Vice President Yemi Osinbajo on Monday continued his onslaught against former president Goodluck Jonathan by revealing how he shared N150b just two weeks to the 2015 elections.
Osinbajo who disclosed this at the old banquet hall of the presidential villa, Abuja during the 7th presidential quarterly business forum for private sector stakeholders, described the sharing of the nation’s money as incredible, stressing that it can only happen in Nigeria.
Hear Osinbajo: “In one single transaction a few weeks to the the 2015 elections, sums of a N100 billion and $295 million were just frittered away by a few.
“When you consider that in 2014 as the minister of finance has said that oil price was an average of $110 a barrel and only N99 billion was spent on power, works and housing and when we talk about the economy we talk as if these are normal by every standard.
“Nobody should talk about the economy when you have this kind of huge leakages and huge corruption. Corruption that completely makes nonsense of even what you are allocating to capital projects.
“We saw from the presentation of minister of finance that N14 billion was spent on agriculture in 2014, transportation N15 billion, so the total spent on infrastructure in those three years were N153 billion and in two weeks before the elections N150 billion was essentially shared.
“So, if your total infrastructure spending is N150 billion and you can share N153 billion, that is completely incredible.
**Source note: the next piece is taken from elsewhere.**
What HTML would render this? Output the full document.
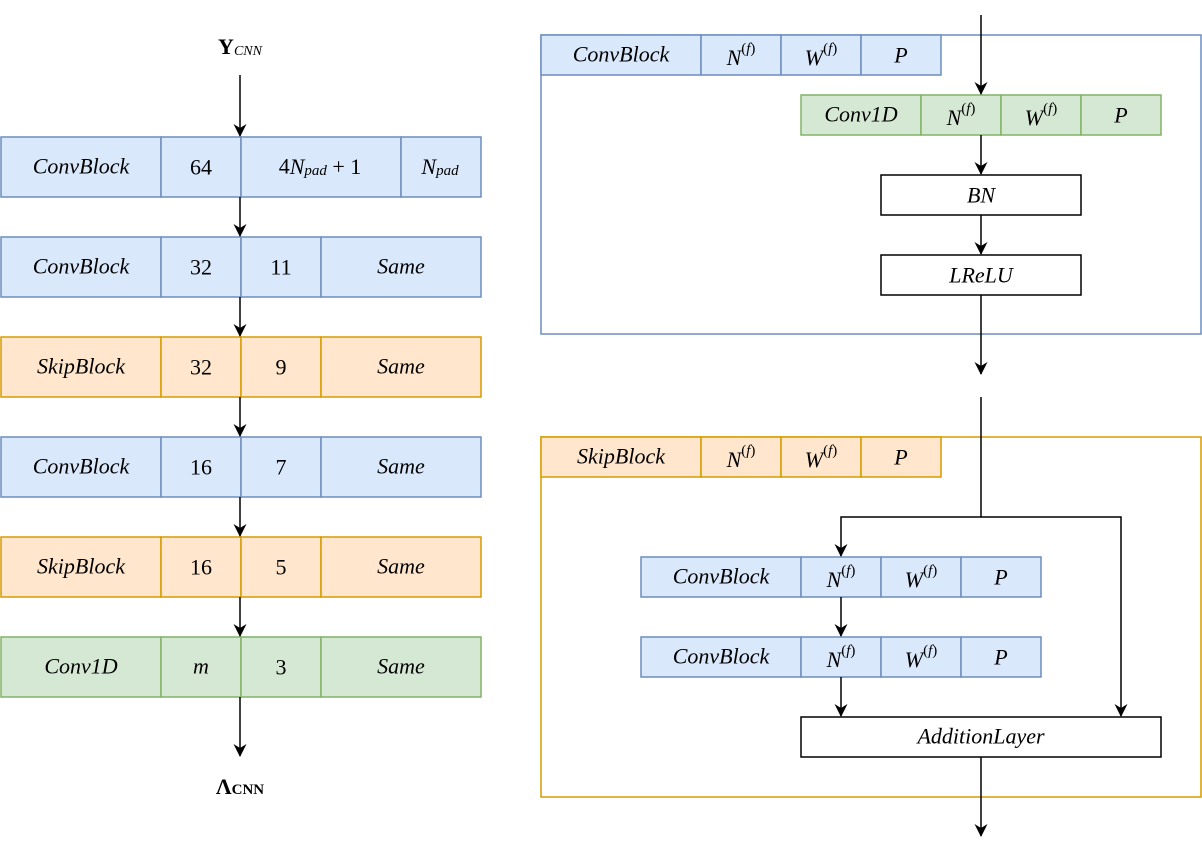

That sort of thing doesn’t happen anywhere else in the world. And when we are talking about the economy, we must simply understand that that is the problem.
“I must ask again what was wrong with the Nigerian economy and what do we need to do to correct the flaws. There are several issues many of which have already been articulated but I want to talk about what I think is the biggest problem which for some reason we hardly talk about when discussing our national economy.
Osinbajo admitted that the government of President Muhammadu Buhari had not completely dealt with corruption in the country, but he said it had demonstrated enough political will to reverse the situation.